If you explain what you're trying to acheive and the performance critria, there are many people here that will help develop a suitable solution, because if you have to ask about system limits, you really are doing something wrong.
Even if you're able to stop your application from having memory paged out to disk, you'll still run into the problem that the VMM might be paging out other programs to disk and that might potentially affect your performance as well. Not to mention that another application might start up and consume memory that you're currently occupying and thus resulting in some of your applications memory being paged out. How are you planning to deal with that?
There is a way to use non-pageable memory via the non-paged pool but (a) this pool is comparatively small and (b) it's used by device drivers and might only be usable from inside the kernel. It's also not really recommended to use large chunks of it unless you want to make sure your system isn't that stable.
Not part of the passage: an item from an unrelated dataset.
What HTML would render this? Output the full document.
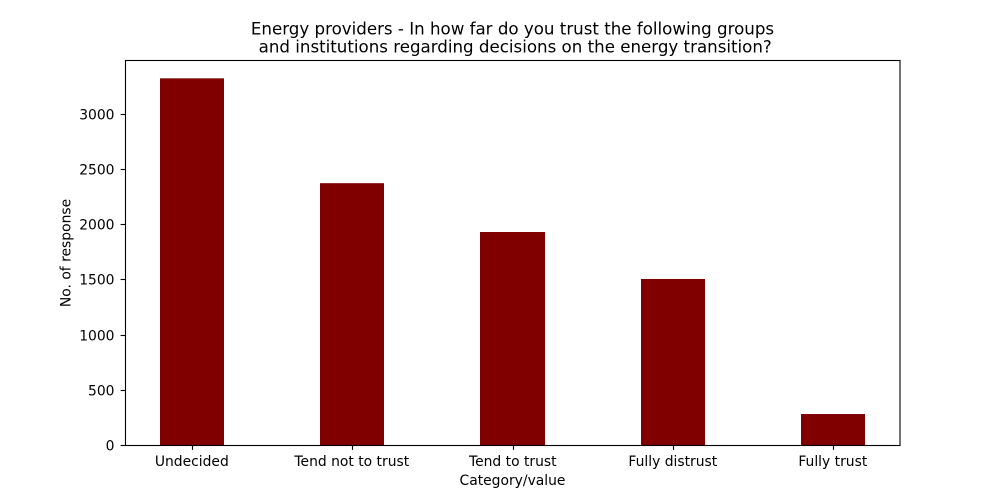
<!DOCTYPE html>
<html lang="en">
<head>
<meta charset="utf-8">
<title>Energy providers trust chart</title>
<style>
html,body{margin:0;padding:0;background:#fff;width:1000px;height:500px;overflow:hidden}
svg{display:block}
text{font-family:"DejaVu Sans","Liberation Sans",sans-serif;fill:#000}
.tick{font-size:13.89px}
.title{font-size:16.67px}
</style>
</head>
<body>
<svg id="chart" width="1000" height="500" viewBox="0 0 1000 500" xmlns="http://www.w3.org/2000/svg">
  <rect x="0" y="0" width="1000" height="500" fill="#fff"/>
  <g id="bars"></g>
  <g id="ticks"></g>
  <rect x="125.5" y="60.5" width="774.5" height="385" fill="none" stroke="#000" stroke-width="1.1"/>
  <text class="title" x="512.5" y="34.5" text-anchor="middle">Energy providers - In how far do you trust the following groups</text>
  <text class="title" x="515.2" y="52.5" text-anchor="middle">and institutions regarding decisions on the energy transition?</text>
  <text class="tick" x="512.5" y="485" text-anchor="middle">Category/value</text>
  <text class="tick" transform="translate(70.5,253) rotate(-90)" text-anchor="middle">No. of response</text>
</svg>
<script>
const categories = ["Undecided", "Tend not to trust", "Tend to trust", "Fully distrust", "Fully trust"];
const responses = [3326, 2375, 1932, 1506, 281];
const yTickValues = [0, 500, 1000, 1500, 2000, 2500, 3000];

const plotLeft = 125, plotRight = 900, plotTop = 60, plotBottom = 445;
const barWidth = 0.4;
const NS = "http://www.w3.org/2000/svg";
const xMin = -barWidth / 2 - 0.05 * (categories.length - 1 + barWidth);
const xMax = categories.length - 1 + barWidth / 2 + 0.05 * (categories.length - 1 + barWidth);
const yMax = Math.max(...responses) * 1.05;
function xScale(v) { return plotLeft + (v - xMin) / (xMax - xMin) * (plotRight - plotLeft); }
function yScale(v) { return plotBottom - v / yMax * (plotBottom - plotTop); }

const barsGroup = document.getElementById("bars");
const ticksGroup = document.getElementById("ticks");

function make(tag, attrs, parent) {
  const el = document.createElementNS(NS, tag);
  for (const k in attrs) el.setAttribute(k, attrs[k]);
  parent.appendChild(el);
  return el;
}

responses.forEach(function (value, i) {
  const x0 = Math.round(xScale(i - barWidth / 2));
  const x1 = Math.round(xScale(i + barWidth / 2));
  const yTop = yScale(value);
  const bar = make("rect", { x: x0, y: yTop, width: x1 - x0, height: plotBottom - yTop, fill: "#800000" }, barsGroup);
  
  
});

categories.forEach(function (name, i) {
  const x = Math.round(xScale(i)) + 0.5;
  const tick = make("line", { x1: x, x2: x, y1: plotBottom, y2: plotBottom + 4.86, stroke: "#000", "stroke-width": 1.1 }, ticksGroup);
  
  
  const label = make("text", { x: x - 0.7, y: plotBottom + 21, "text-anchor": "middle", class: "tick" }, ticksGroup);
  label.textContent = name;
  
  
});

yTickValues.forEach(function (value) {
  const y = Math.round(yScale(value) - 0.2) + 0.5;
  const tick = make("line", { x1: plotLeft - 4.4, x2: plotLeft + 0.5, y1: y, y2: y, stroke: "#000", "stroke-width": 1.1 }, ticksGroup);
  
  
  const label = make("text", { x: plotLeft - 10.5, y: y + 5, "text-anchor": "end", class: "tick" }, ticksGroup);
  label.textContent = String(value);
  
  
});
</script>
</body>
</html>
You might want to revisit the design of your application and try to work around the possibility of having memory paged to disk before you either try to write your own VMM or turn a Windows machine into essentially a DOS box with more memory.
The standard solution is to not worry about "virtual" and worry about "dynamic".
The "virtual" part of virtual memory has to be looked at as a hardware function that you can only defeat by writing your own OS.
The dynamic allocation of objects, however, is simply your application program's design.
Statically allocate simple arrays of the objects you'll need. Use those arrays of objects. Increase and decrease the size of those statically allocated arrays until you have performance problems.
Ouch. Non-paged pool (the amount of RAM which cannot be swapped or allocated to processes) is typically 256 MB. That's 12.5% of RAM on a 2GB machine. If another 90% of physical RAM would be allocated to a process, that leaves either -2,5% for all other applications, services, the kernel and drivers. Even if you'd allocate only 85% for your app, that would still leave only 2,5% = 51 MB.